From earlier in the piece:
Ross [Douthat] is disturbed to see the president drawing an “implied equivalence” between the barbarism of ISIS and the “the incredibly complicated multi-century story of medieval Christendom’s conflict with Islam.” This will not do. The present conflict in the Middle East is also an “incredibly complicated multi-century story.” And yet that fact does not (and should not) prevent Ross from drawing conclusions about the morality of burning a man to death in the name of God.
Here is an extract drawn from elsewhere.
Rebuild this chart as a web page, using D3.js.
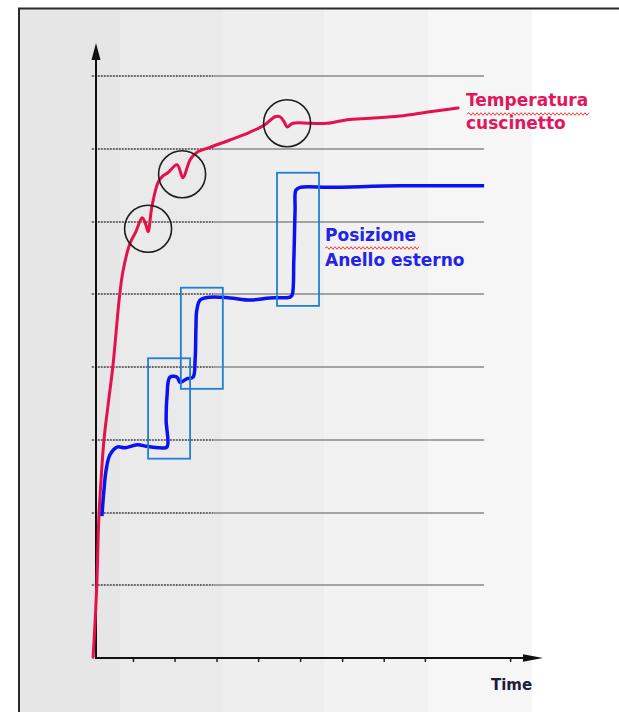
<!DOCTYPE html>
<html><head><meta charset="utf-8">
<script src="https://cdn.jsdelivr.net/npm/d3@7"></script>
<style>html,body{margin:0;padding:0;background:#fff;} svg{display:block}</style>
</head><body><svg id="c" width="619" height="712"></svg>
<script>
// ---- data (time units 0..100, value units 0..80) ----
const tempTime  = [-0.7,-0.2,0.2,0.5,0.7,1.2,1.9,2.9,4.0,4.8,5.5,6.4,8.1,9.5,11.0,11.9,12.4,13.3,14.8,16.0,17.1,19.3,20.7,21.7,22.4,24.0,27.1,31.9,36.7,40.2,42.6,43.8,44.8,45.5,46.9,51.0,55.0,59.8,65.2,72.4,79.5,86.2];
const tempValue = [0.1,5.2,10.2,16.2,19.5,24.5,30.0,34.9,40.0,44.9,49.2,53.1,57.0,58.6,60.5,59.5,58.6,62.0,65.4,66.3,66.7,67.8,66.0,67.4,68.5,69.5,70.2,71.2,72.3,73.3,74.4,74.4,73.7,73.0,73.5,73.5,73.5,74.0,74.2,74.5,75.1,75.6];
const posTime   = [1.4,1.9,2.4,3.3,5.0,6.9,9.8,12.1,15.2,16.9,16.7,16.9,17.6,19.3,20.0,21.7,23.1,23.6,23.8,24.0,24.8,27.1,31.9,36.7,41.4,46.2,46.7,47.1,47.4,47.6,48.6,55.7,72.4,92.4];
const posValue  = [19.5,23.1,25.8,27.9,29.0,28.9,29.3,29.1,28.9,29.0,32.7,35.9,38.6,38.6,37.9,38.4,38.6,41.0,45.5,47.8,49.2,49.6,49.5,49.2,49.5,49.6,49.9,54.7,61.6,64.3,64.7,64.7,64.9,64.9];
const gridValues = [10,20,30,40,50,60,70,80];
const xTickValues = [8.8,18.7,28.7,38.6,48.6,58.6,68.5,78.3,98.6];
const circleTime  = [12.4,20.5,45.5];
const circleValue = [59.0,66.5,73.5];
const boxTimeStart  = [12.4,20.2,43.1];
const boxTimeEnd    = [22.4,30.2,53.1];
const boxValueLow   = [27.4,37.0,48.4];
const boxValueHigh  = [41.2,50.9,66.7];
const tempLabel = ["Temperatura","cuscinetto"];
const posLabel  = ["Posizione","Anello esterno"];
const xLabel = "Time";

const svg = d3.select("#c");
const x = d3.scaleLinear().domain([0,100]).range([96,516]);
const y = d3.scaleLinear().domain([0,80]).range([658,76]);

// background frame with vertical shading bands
const bands = [[20,120,"#e6e6e6"],[120,222,"#eaeaea"],[222,324,"#eeeeee"],[324,428,"#f2f2f2"],[428,532,"#f6f6f6"]];
svg.selectAll("rect.band").data(bands).join("rect").attr("class","band")
  .attr("x",d=>d[0]).attr("y",9).attr("width",d=>d[1]-d[0]).attr("height",712-9).attr("fill",d=>d[2]);
svg.append("path").attr("d","M19,712V8.5H619").attr("fill","none").attr("stroke","#2a2a2a").attr("stroke-width",2);

// gridlines
const gSplit = 27.9, gEnd = 92.4;
const grid = svg.append("g");
grid.selectAll("line.gd").data(gridValues).join("line").attr("class","gd")
  .attr("x1",x(-1)).attr("x2",x(gSplit)).attr("y1",d=>Math.round(y(d))).attr("y2",d=>Math.round(y(d)))
  .attr("stroke","#454545").attr("stroke-width",1.6).attr("stroke-dasharray","2,1");
grid.selectAll("line.gs").data(gridValues).join("line").attr("class","gs")
  .attr("x1",x(gSplit)).attr("x2",x(gEnd)).attr("y1",d=>Math.round(y(d))).attr("y2",d=>Math.round(y(d)))
  .attr("stroke","#8a8a8a").attr("stroke-width",1.6);

// axes
const ax = svg.append("g").attr("transform",`translate(0,${y(0)})`)
  .call(d3.axisBottom(x).tickValues(xTickValues).tickSize(4).tickFormat(""));
ax.select(".domain").remove();
ax.selectAll(".tick line").attr("stroke","#222").attr("stroke-width",1.5);
const x0 = x(0), y0 = y(0);
const yTop = y.range()[1]-33, xRight = x.range()[1]+27;
svg.append("line").attr("x1",x0).attr("x2",x0).attr("y1",y0+1).attr("y2",yTop+14).attr("stroke","#111").attr("stroke-width",2);
svg.append("path").attr("d",`M${x0},${yTop}L${x0-4.5},${yTop+17}L${x0+4.5},${yTop+17}Z`).attr("fill","#111");
svg.append("line").attr("x1",x0-1).attr("x2",xRight-16).attr("y1",y0).attr("y2",y0).attr("stroke","#111").attr("stroke-width",2);
svg.append("path").attr("d",`M${xRight},${y0}L${xRight-20},${y0-3.8}L${xRight-20},${y0+3.8}Z`).attr("fill","#111");
svg.append("text").attr("x",491).attr("y",690).text(xLabel)
  .attr("font-family","DejaVu Sans").attr("font-weight","bold").attr("font-size",15).attr("fill","#1c1c3c");

// series
const line = d3.line().x(d=>x(d[0])).y(d=>y(d[1])).curve(d3.curveCatmullRom.alpha(0.5));
svg.append("path").datum(tempTime.map((t,i)=>[t,tempValue[i]])).attr("d",line)
  .attr("fill","none").attr("stroke","#e3124a").attr("stroke-width",3).attr("stroke-linejoin","round").attr("stroke-linecap","round");
svg.append("path").datum(posTime.map((t,i)=>[t,posValue[i]])).attr("d",line)
  .attr("fill","none").attr("stroke","#0a12f2").attr("stroke-width",3.5).attr("stroke-linejoin","round").attr("stroke-linecap","butt");

// annotations
svg.selectAll("circle.mark").data(circleTime).join("circle").attr("class","mark")
  .attr("cx",d=>x(d)).attr("cy",(d,i)=>y(circleValue[i])).attr("r",23.5)
  .attr("fill","none").attr("stroke","#1e1e1e").attr("stroke-width",1.6);
svg.selectAll("rect.box").data(boxTimeStart).join("rect").attr("class","box")
  .attr("x",d=>x(d)).attr("y",(d,i)=>y(boxValueHigh[i]))
  .attr("width",(d,i)=>x(boxTimeEnd[i])-x(d)).attr("height",(d,i)=>y(boxValueLow[i])-y(boxValueHigh[i]))
  .attr("fill","none").attr("stroke","#1f7fd4").attr("stroke-width",1.8);

// labels
function label(lines, x0, y0, dy, color){
  const t = svg.append("text").attr("font-family","DejaVu Sans").attr("font-weight","bold")
    .attr("font-size",17).attr("fill",color);
  lines.forEach((s,i)=>t.append("tspan").attr("x",x0).attr("y",y0+i*dy).text(s));
  return t;
}
label(tempLabel, 466, 106, 23, "#e0175a");
label(posLabel, 325, 241, 25, "#2424e6");
function squiggle(xa, xb, yy){
  let d = `M${xa},${yy}`; let up = true;
  for(let xx = xa+2; xx<=xb; xx+=2){ d += `L${xx},${yy+(up?-1.3:1.3)}`; up=!up; }
  svg.append("path").attr("d",d).attr("fill","none").attr("stroke","#e84040").attr("stroke-width",1);
}
squiggle(467, 589, 114);
squiggle(325, 419, 248);
</script></body></html>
The president’s comments are no different: “During the Crusades and the Inquisition, people committed terrible deeds in the name of Christ.” This is a manifestly true statement—just as true as: “During the Middle East conflict, people committed terrible deeds in the name of Allah.”
[…]
Beneath Ross’s claim of “incredible” complication is a plea for context and nuance on behalf of the murderers of Jews—one he does not make on behalf of ISIS.
The expectation always seems to be that Christianity (or America, the country supposedly founded on it) should never be judged by the standards to which other religions, countries, or cultures are held. Or more simply, Christianity and America should never be judged.